Originally Posted by *icy02* 
So I guess I should describe the "spotting" and really watery and blood tinged. Sometimes the color of fresh blood (pink) and sometime a little more brown. The discharge is really not as thick as you would expect it to be.... It is defiantly not urine. Should I go in to be checked?!? If it is amniotic fluid I don't really want a vaginal exam done. *But, I've been having sex* so if I'm going to get an infection from having a slow leak the damage is already done. Help!!

It could be semen mixed with normal discharge. Don't worry


----------



## Carolinamom4 (May 5, 2010)

Quote:


Originally Posted by *icy02* 
Should I go in to be checked?!? If it is amniotic fluid I don't really want a vaginal exam done. But, I've been having sex so if I'm going to get an infection from having a slow leak the damage is already done. Help!!

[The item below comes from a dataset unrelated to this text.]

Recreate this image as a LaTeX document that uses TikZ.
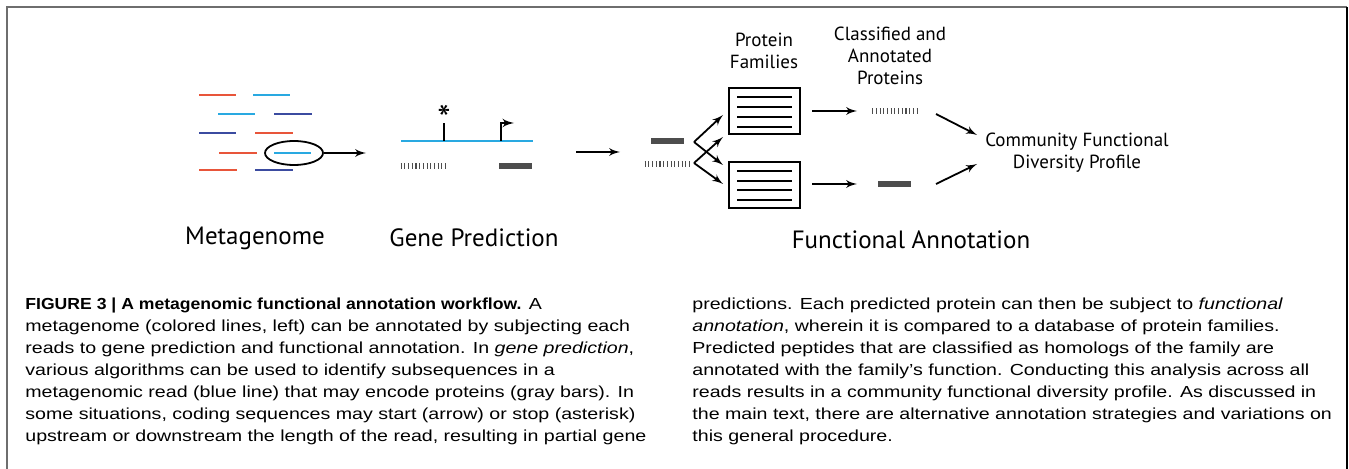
\documentclass[tikz,border=0pt]{standalone}
\usepackage{fontspec}
\setmainfont{PT Sans}
\newfontfamily\capfont[FakeStretch=1.225]{Liberation Sans}
\newfontfamily\capbold[FakeStretch=1.10]{Liberation Sans}
\usetikzlibrary{arrows,shapes.geometric}

\definecolor{readred}{RGB}{232,85,58}
\definecolor{readblue}{RGB}{41,169,225}
\definecolor{readnavy}{RGB}{59,75,160}
\definecolor{bargray}{RGB}{77,77,77}
\definecolor{framegray}{RGB}{110,110,110}

\tikzset{
  read/.style={line width=1pt},
  flow/.style={-latex', line width=0.9pt},
  solidbar/.style={fill=bargray, inner sep=0pt, minimum width=16.5pt, minimum height=3pt},
  hatchbar/.style={inner sep=0pt, minimum width=22pt, minimum height=3pt},
  hatch/.style={bargray, line width=3pt, dash pattern=on 0.55pt off 1.3pt},
  fambox/.style={draw, line width=1pt, inner sep=0pt, minimum width=35.5pt, minimum height=23pt},
  stage/.style={font=\fontsize{12.5}{15}\selectfont},
  note/.style={font=\fontsize{9.5}{11}\selectfont, align=center, inner sep=0pt},
  capline/.style={anchor=base west, inner sep=0pt, font=\capfont\fontsize{8}{11}\selectfont}
}

\begin{document}
\begin{tikzpicture}[x=0.5pt,y=-0.5pt]

\useasboundingbox (0,0) rectangle (1349,469);

% frame
\draw[framegray, line width=1pt] (7,469) -- (7,7) -- (1347,7);
\draw[line width=1pt] (1347,7) -- (1347,469);

% metagenome reads
\draw[read, readred]  (199,95) -- (236,95);
\draw[read, readblue] (253,95) -- (290,95);
\draw[read, readblue] (218,114) -- (255,114);
\draw[read, readnavy] (274,114) -- (312,114);
\draw[read, readnavy] (199,133) -- (236,133);
\draw[read, readred]  (255,133) -- (293,133);
\draw[read, readred]  (219,153) -- (257,153);
\draw[read, readblue] (274,153) -- (311,153);
\draw[read, readred]  (199,170) -- (237,170);
\draw[read, readnavy] (255,170) -- (293,170);

\node[draw, ellipse, line width=0.9pt, minimum width=29pt, minimum height=12pt, inner sep=0pt] (sel) at (294,153) {};
\coordinate (gpin) at (366,153);
\draw[flow] (sel) -- (gpin);

% gene prediction
\draw[read, readblue] (401,141) -- (533,141);
\coordinate (stopfoot) at (444,141);
\coordinate (stoptop) at (444,123);
\draw[line width=1pt] (stopfoot) -- (stoptop);
\node[inner sep=0pt, font=\fontsize{19}{19}\selectfont] (stop) at (444,119) {*};
\coordinate (startfoot) at (501,141);
\coordinate (startbend) at (501,123);
\coordinate (starttip) at (514,123);
\draw[line width=1pt, -latex'] (startfoot) -- (startbend) -- (starttip);

\node[hatchbar] (gphatch) at (423,166) {};
\draw[hatch] (gphatch.west) -- (gphatch.east);
\node[solidbar] (gpsolid) at (515.5,166) {};

\coordinate (gpout) at (576,152);
\coordinate (fain) at (620,152);
\draw[flow] (gpout) -- (fain);

% predicted proteins
\node[solidbar] (psolid) at (667,141) {};
\node[hatchbar] (phatch) at (667,164) {};
\draw[hatch] (phatch.west) -- (phatch.east);

% protein families
\node[fambox] (famtop) at (764.5,111) {};
\draw[line width=1pt] (737,97) -- (792,97);
\draw[line width=1pt] (737,107) -- (792,107);
\draw[line width=1pt] (737,117) -- (792,117);
\draw[line width=1pt] (737,127) -- (792,127);

\node[fambox] (fambot) at (764.5,185) {};
\draw[line width=1pt] (737,171) -- (792,171);
\draw[line width=1pt] (737,181) -- (792,181);
\draw[line width=1pt] (737,190) -- (792,190);
\draw[line width=1pt] (737,200) -- (792,200);

\coordinate (v1) at (694,142);
\coordinate (v2) at (694,163);
\coordinate (a1) at (723,115);
\coordinate (a2) at (723,165);
\coordinate (a3) at (723,137);
\coordinate (a4) at (723,184);
\draw[flow] (v1) -- (a1);
\draw[flow] (v1) -- (a2);
\draw[flow] (v2) -- (a3);
\draw[flow] (v2) -- (a4);

\node[note] (pflabel) at (764,51) {Protein\\Families};

% classified and annotated
\coordinate (t1) at (812,111);
\coordinate (t2) at (857,111);
\coordinate (b1) at (812,184);
\coordinate (b2) at (857,184);
\draw[flow] (t1) -- (t2);
\draw[flow] (b1) -- (b2);

\node[hatchbar] (chatch) at (894.5,111) {};
\draw[hatch] (chatch.west) -- (chatch.east);
\node[solidbar] (csolid) at (894.5,184) {};

\node[note] (calabel) at (890,56) {Classified and\\Annotated\\Proteins};

% community profile
\node[note] (cdp) at (1077,153) {Community Functional\\Diversity Profile};
\coordinate (c1) at (936,114);
\coordinate (c2) at (977,135);
\coordinate (c3) at (936,184);
\coordinate (c4) at (977,164);
\draw[flow] (c1) -- (c2);
\draw[flow] (c3) -- (c4);

% stage labels
\node[stage] (meta) at (255,238) {Metagenome};
\node[stage] (gp) at (474,238) {Gene Prediction};
\node[stage] (fa) at (911,240) {Functional Annotation};

% caption, left column
\node[capline] (l1) at (25,310) {{\capbold\bfseries FIGURE 3 | A metagenomic functional annotation workflow.} A};
\node[capline] (l2) at (25,332) {metagenome (colored lines, left) can be annotated by subjecting each};
\node[capline] (l3) at (25,354) {reads to gene prediction and functional annotation. In \textit{gene prediction},};
\node[capline] (l4) at (25,376) {various algorithms can be used to identify subsequences in a};
\node[capline] (l5) at (25,398) {metagenomic read (blue line) that may encode proteins (gray bars). In};
\node[capline] (l6) at (25,420) {some situations, coding sequences may start (arrow) or stop (asterisk)};
\node[capline] (l7) at (25,442) {upstream or downstream the length of the read, resulting in partial gene};

% caption, right column
\node[capline] (r1) at (692,310) {predictions. Each predicted protein can then be subject to \textit{functional}};
\node[capline] (r2) at (692,332) {\textit{annotation}, wherein it is compared to a database of protein families.};
\node[capline] (r3) at (692,354) {Predicted peptides that are classified as homologs of the family are};
\node[capline] (r4) at (692,376) {annotated with the family’s function. Conducting this analysis across all};
\node[capline] (r5) at (692,398) {reads results in a community functional diversity profile. As discussed in};
\node[capline] (r6) at (692,420) {the main text, there are alternative annotation strategies and variations on};
\node[capline] (r7) at (692,442) {this general procedure.};

\end{tikzpicture}
\end{document}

If you have any question, please get checked, you don't want an infection or leaking amniotic fluid. Keep us updated!


----------



## MamaMakingMemories (May 20, 2007)

I'd say it's most likely normal. However, I would definitely tell your midwife or doctor about it right away and see what they say.

Occasionally spotting can be a sign of a low-lying placenta or placenta previa. I had spotting at 34 weeks with my 2nd pregnancy, went in for an ultrasound, and was diagnosed with a low-lying placenta, which fortunately "moved" up enough for me to have a natural birth at 41 weeks.


----------